SET EXERCISE » Write out the material again word for word, dropping any images it holds.

GIVEN DATA »
****************
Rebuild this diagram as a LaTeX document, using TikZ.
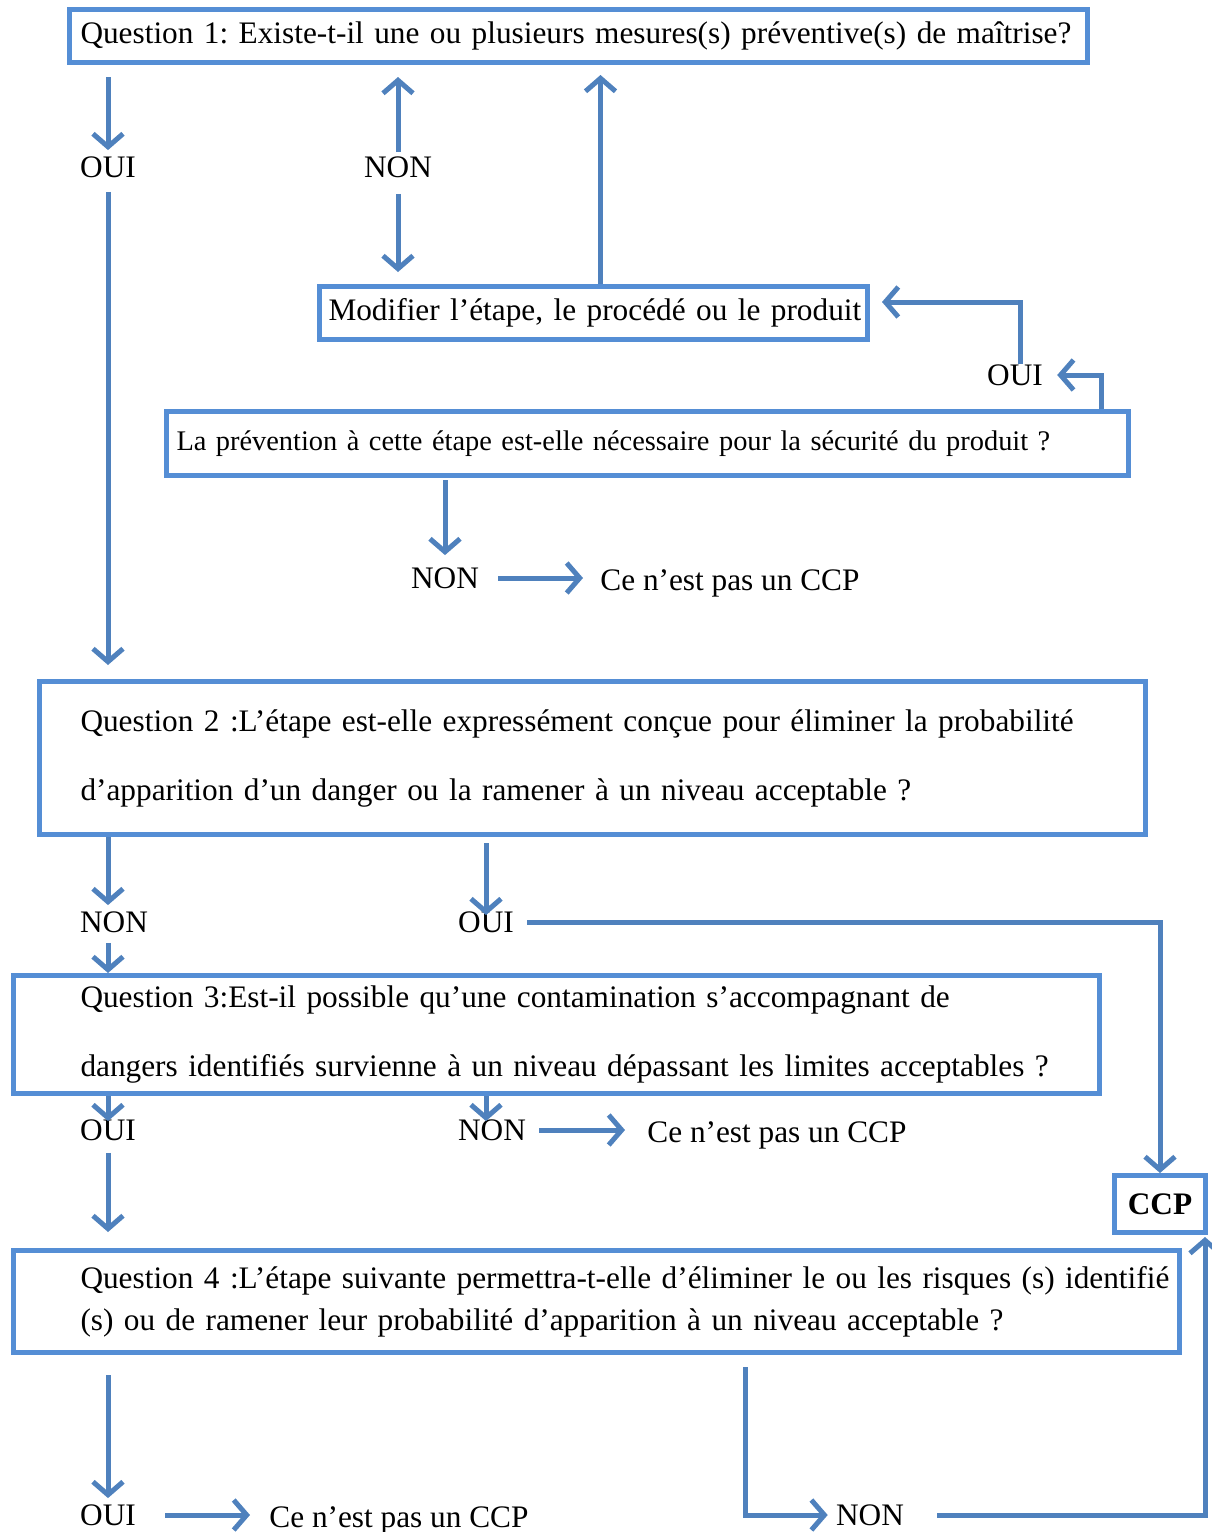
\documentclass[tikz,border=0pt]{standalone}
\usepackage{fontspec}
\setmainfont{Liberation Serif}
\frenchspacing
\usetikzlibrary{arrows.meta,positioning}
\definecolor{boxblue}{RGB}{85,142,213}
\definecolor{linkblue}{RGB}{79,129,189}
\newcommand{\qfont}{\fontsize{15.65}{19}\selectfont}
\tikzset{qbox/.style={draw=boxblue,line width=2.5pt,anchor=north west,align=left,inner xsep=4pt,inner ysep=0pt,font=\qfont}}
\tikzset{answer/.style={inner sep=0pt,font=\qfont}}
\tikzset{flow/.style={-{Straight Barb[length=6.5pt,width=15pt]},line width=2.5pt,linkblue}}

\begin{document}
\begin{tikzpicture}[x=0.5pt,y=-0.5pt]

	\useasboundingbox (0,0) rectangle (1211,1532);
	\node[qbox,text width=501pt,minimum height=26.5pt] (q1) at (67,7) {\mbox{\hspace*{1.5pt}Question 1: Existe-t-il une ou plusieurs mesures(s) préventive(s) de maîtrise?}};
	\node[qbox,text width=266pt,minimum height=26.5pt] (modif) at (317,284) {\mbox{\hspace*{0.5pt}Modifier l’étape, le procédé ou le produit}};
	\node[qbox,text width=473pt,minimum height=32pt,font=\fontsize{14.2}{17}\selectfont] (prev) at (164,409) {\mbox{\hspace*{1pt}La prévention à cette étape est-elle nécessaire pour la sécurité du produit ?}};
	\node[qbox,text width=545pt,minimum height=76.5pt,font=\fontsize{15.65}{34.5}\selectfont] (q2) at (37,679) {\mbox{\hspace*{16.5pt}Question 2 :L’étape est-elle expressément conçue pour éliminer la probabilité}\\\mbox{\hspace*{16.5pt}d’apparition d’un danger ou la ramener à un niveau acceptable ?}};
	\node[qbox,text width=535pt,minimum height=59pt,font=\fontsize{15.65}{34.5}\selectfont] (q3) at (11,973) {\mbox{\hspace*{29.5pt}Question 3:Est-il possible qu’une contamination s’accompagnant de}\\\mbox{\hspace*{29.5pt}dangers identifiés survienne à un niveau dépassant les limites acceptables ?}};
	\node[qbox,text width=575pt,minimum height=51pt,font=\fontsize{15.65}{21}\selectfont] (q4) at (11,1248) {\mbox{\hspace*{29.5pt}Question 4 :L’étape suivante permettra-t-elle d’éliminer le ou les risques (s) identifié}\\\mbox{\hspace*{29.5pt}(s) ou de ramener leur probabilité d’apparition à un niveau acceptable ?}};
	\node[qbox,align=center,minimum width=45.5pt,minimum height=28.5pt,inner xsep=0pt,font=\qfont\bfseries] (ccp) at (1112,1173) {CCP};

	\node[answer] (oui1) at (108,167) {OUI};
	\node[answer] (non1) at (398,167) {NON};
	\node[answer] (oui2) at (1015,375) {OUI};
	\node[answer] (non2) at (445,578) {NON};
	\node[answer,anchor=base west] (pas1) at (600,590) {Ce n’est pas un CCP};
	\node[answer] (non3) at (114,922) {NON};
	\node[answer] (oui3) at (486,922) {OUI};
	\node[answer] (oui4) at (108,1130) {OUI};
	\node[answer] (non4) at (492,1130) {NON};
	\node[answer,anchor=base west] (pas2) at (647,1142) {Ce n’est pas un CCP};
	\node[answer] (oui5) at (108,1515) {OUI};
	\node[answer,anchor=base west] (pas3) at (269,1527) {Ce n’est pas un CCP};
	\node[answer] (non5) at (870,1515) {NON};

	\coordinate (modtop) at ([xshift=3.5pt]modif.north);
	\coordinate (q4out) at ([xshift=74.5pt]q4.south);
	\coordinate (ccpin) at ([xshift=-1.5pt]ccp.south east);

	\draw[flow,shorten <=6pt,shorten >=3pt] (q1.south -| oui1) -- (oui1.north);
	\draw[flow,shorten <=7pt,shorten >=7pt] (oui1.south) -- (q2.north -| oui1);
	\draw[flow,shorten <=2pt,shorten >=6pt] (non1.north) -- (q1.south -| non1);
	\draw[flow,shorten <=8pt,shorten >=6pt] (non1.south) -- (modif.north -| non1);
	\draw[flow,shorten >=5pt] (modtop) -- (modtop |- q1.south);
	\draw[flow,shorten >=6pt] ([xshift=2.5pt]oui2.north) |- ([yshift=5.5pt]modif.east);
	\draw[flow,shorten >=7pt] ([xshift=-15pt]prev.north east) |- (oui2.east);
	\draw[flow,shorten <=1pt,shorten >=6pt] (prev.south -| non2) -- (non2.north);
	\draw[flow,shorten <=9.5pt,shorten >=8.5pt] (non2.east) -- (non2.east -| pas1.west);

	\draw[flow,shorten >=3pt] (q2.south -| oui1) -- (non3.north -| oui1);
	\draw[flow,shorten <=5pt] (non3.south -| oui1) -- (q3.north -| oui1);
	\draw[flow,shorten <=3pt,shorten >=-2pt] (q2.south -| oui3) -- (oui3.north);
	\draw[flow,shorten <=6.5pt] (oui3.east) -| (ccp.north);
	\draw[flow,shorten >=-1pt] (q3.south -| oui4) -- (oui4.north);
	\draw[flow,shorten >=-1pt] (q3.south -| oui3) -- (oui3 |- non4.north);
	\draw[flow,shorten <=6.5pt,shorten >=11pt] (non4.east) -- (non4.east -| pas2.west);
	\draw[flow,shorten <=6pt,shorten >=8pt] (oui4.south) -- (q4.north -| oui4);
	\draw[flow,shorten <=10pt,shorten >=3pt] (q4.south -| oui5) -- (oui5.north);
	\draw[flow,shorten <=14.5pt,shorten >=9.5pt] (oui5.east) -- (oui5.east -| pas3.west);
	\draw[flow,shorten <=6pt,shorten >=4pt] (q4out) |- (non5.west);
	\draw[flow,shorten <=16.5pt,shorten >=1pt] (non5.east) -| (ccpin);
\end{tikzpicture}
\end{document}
****************
FINISHED TASK »
Rebuild this diagram as a LaTeX document, using TikZ.
\documentclass[tikz,border=0pt]{standalone}
\usepackage{fontspec}
\setmainfont{Liberation Serif}
\frenchspacing
\usetikzlibrary{arrows.meta,positioning}
\definecolor{boxblue}{RGB}{85,142,213}
\definecolor{linkblue}{RGB}{79,129,189}
\newcommand{\qfont}{\fontsize{15.65}{19}\selectfont}
\tikzset{qbox/.style={draw=boxblue,line width=2.5pt,anchor=north west,align=left,inner xsep=4pt,inner ysep=0pt,font=\qfont}}
\tikzset{answer/.style={inner sep=0pt,font=\qfont}}
\tikzset{flow/.style={-{Straight Barb[length=6.5pt,width=15pt]},line width=2.5pt,linkblue}}

\begin{document}
\begin{tikzpicture}[x=0.5pt,y=-0.5pt]

	\useasboundingbox (0,0) rectangle (1211,1532);
	\node[qbox,text width=501pt,minimum height=26.5pt] (q1) at (67,7) {\mbox{\hspace*{1.5pt}Question 1: Existe-t-il une ou plusieurs mesures(s) préventive(s) de maîtrise?}};
	\node[qbox,text width=266pt,minimum height=26.5pt] (modif) at (317,284) {\mbox{\hspace*{0.5pt}Modifier l’étape, le procédé ou le produit}};
	\node[qbox,text width=473pt,minimum height=32pt,font=\fontsize{14.2}{17}\selectfont] (prev) at (164,409) {\mbox{\hspace*{1pt}La prévention à cette étape est-elle nécessaire pour la sécurité du produit ?}};
	\node[qbox,text width=545pt,minimum height=76.5pt,font=\fontsize{15.65}{34.5}\selectfont] (q2) at (37,679) {\mbox{\hspace*{16.5pt}Question 2 :L’étape est-elle expressément conçue pour éliminer la probabilité}\\\mbox{\hspace*{16.5pt}d’apparition d’un danger ou la ramener à un niveau acceptable ?}};
	\node[qbox,text width=535pt,minimum height=59pt,font=\fontsize{15.65}{34.5}\selectfont] (q3) at (11,973) {\mbox{\hspace*{29.5pt}Question 3:Est-il possible qu’une contamination s’accompagnant de}\\\mbox{\hspace*{29.5pt}dangers identifiés survienne à un niveau dépassant les limites acceptables ?}};
	\node[qbox,text width=575pt,minimum height=51pt,font=\fontsize{15.65}{21}\selectfont] (q4) at (11,1248) {\mbox{\hspace*{29.5pt}Question 4 :L’étape suivante permettra-t-elle d’éliminer le ou les risques (s) identifié}\\\mbox{\hspace*{29.5pt}(s) ou de ramener leur probabilité d’apparition à un niveau acceptable ?}};
	\node[qbox,align=center,minimum width=45.5pt,minimum height=28.5pt,inner xsep=0pt,font=\qfont\bfseries] (ccp) at (1112,1173) {CCP};

	\node[answer] (oui1) at (108,167) {OUI};
	\node[answer] (non1) at (398,167) {NON};
	\node[answer] (oui2) at (1015,375) {OUI};
	\node[answer] (non2) at (445,578) {NON};
	\node[answer,anchor=base west] (pas1) at (600,590) {Ce n’est pas un CCP};
	\node[answer] (non3) at (114,922) {NON};
	\node[answer] (oui3) at (486,922) {OUI};
	\node[answer] (oui4) at (108,1130) {OUI};
	\node[answer] (non4) at (492,1130) {NON};
	\node[answer,anchor=base west] (pas2) at (647,1142) {Ce n’est pas un CCP};
	\node[answer] (oui5) at (108,1515) {OUI};
	\node[answer,anchor=base west] (pas3) at (269,1527) {Ce n’est pas un CCP};
	\node[answer] (non5) at (870,1515) {NON};

	\coordinate (modtop) at ([xshift=3.5pt]modif.north);
	\coordinate (q4out) at ([xshift=74.5pt]q4.south);
	\coordinate (ccpin) at ([xshift=-1.5pt]ccp.south east);

	\draw[flow,shorten <=6pt,shorten >=3pt] (q1.south -| oui1) -- (oui1.north);
	\draw[flow,shorten <=7pt,shorten >=7pt] (oui1.south) -- (q2.north -| oui1);
	\draw[flow,shorten <=2pt,shorten >=6pt] (non1.north) -- (q1.south -| non1);
	\draw[flow,shorten <=8pt,shorten >=6pt] (non1.south) -- (modif.north -| non1);
	\draw[flow,shorten >=5pt] (modtop) -- (modtop |- q1.south);
	\draw[flow,shorten >=6pt] ([xshift=2.5pt]oui2.north) |- ([yshift=5.5pt]modif.east);
	\draw[flow,shorten >=7pt] ([xshift=-15pt]prev.north east) |- (oui2.east);
	\draw[flow,shorten <=1pt,shorten >=6pt] (prev.south -| non2) -- (non2.north);
	\draw[flow,shorten <=9.5pt,shorten >=8.5pt] (non2.east) -- (non2.east -| pas1.west);

	\draw[flow,shorten >=3pt] (q2.south -| oui1) -- (non3.north -| oui1);
	\draw[flow,shorten <=5pt] (non3.south -| oui1) -- (q3.north -| oui1);
	\draw[flow,shorten <=3pt,shorten >=-2pt] (q2.south -| oui3) -- (oui3.north);
	\draw[flow,shorten <=6.5pt] (oui3.east) -| (ccp.north);
	\draw[flow,shorten >=-1pt] (q3.south -| oui4) -- (oui4.north);
	\draw[flow,shorten >=-1pt] (q3.south -| oui3) -- (oui3 |- non4.north);
	\draw[flow,shorten <=6.5pt,shorten >=11pt] (non4.east) -- (non4.east -| pas2.west);
	\draw[flow,shorten <=6pt,shorten >=8pt] (oui4.south) -- (q4.north -| oui4);
	\draw[flow,shorten <=10pt,shorten >=3pt] (q4.south -| oui5) -- (oui5.north);
	\draw[flow,shorten <=14.5pt,shorten >=9.5pt] (oui5.east) -- (oui5.east -| pas3.west);
	\draw[flow,shorten <=6pt,shorten >=4pt] (q4out) |- (non5.west);
	\draw[flow,shorten <=16.5pt,shorten >=1pt] (non5.east) -| (ccpin);
\end{tikzpicture}
\end{document}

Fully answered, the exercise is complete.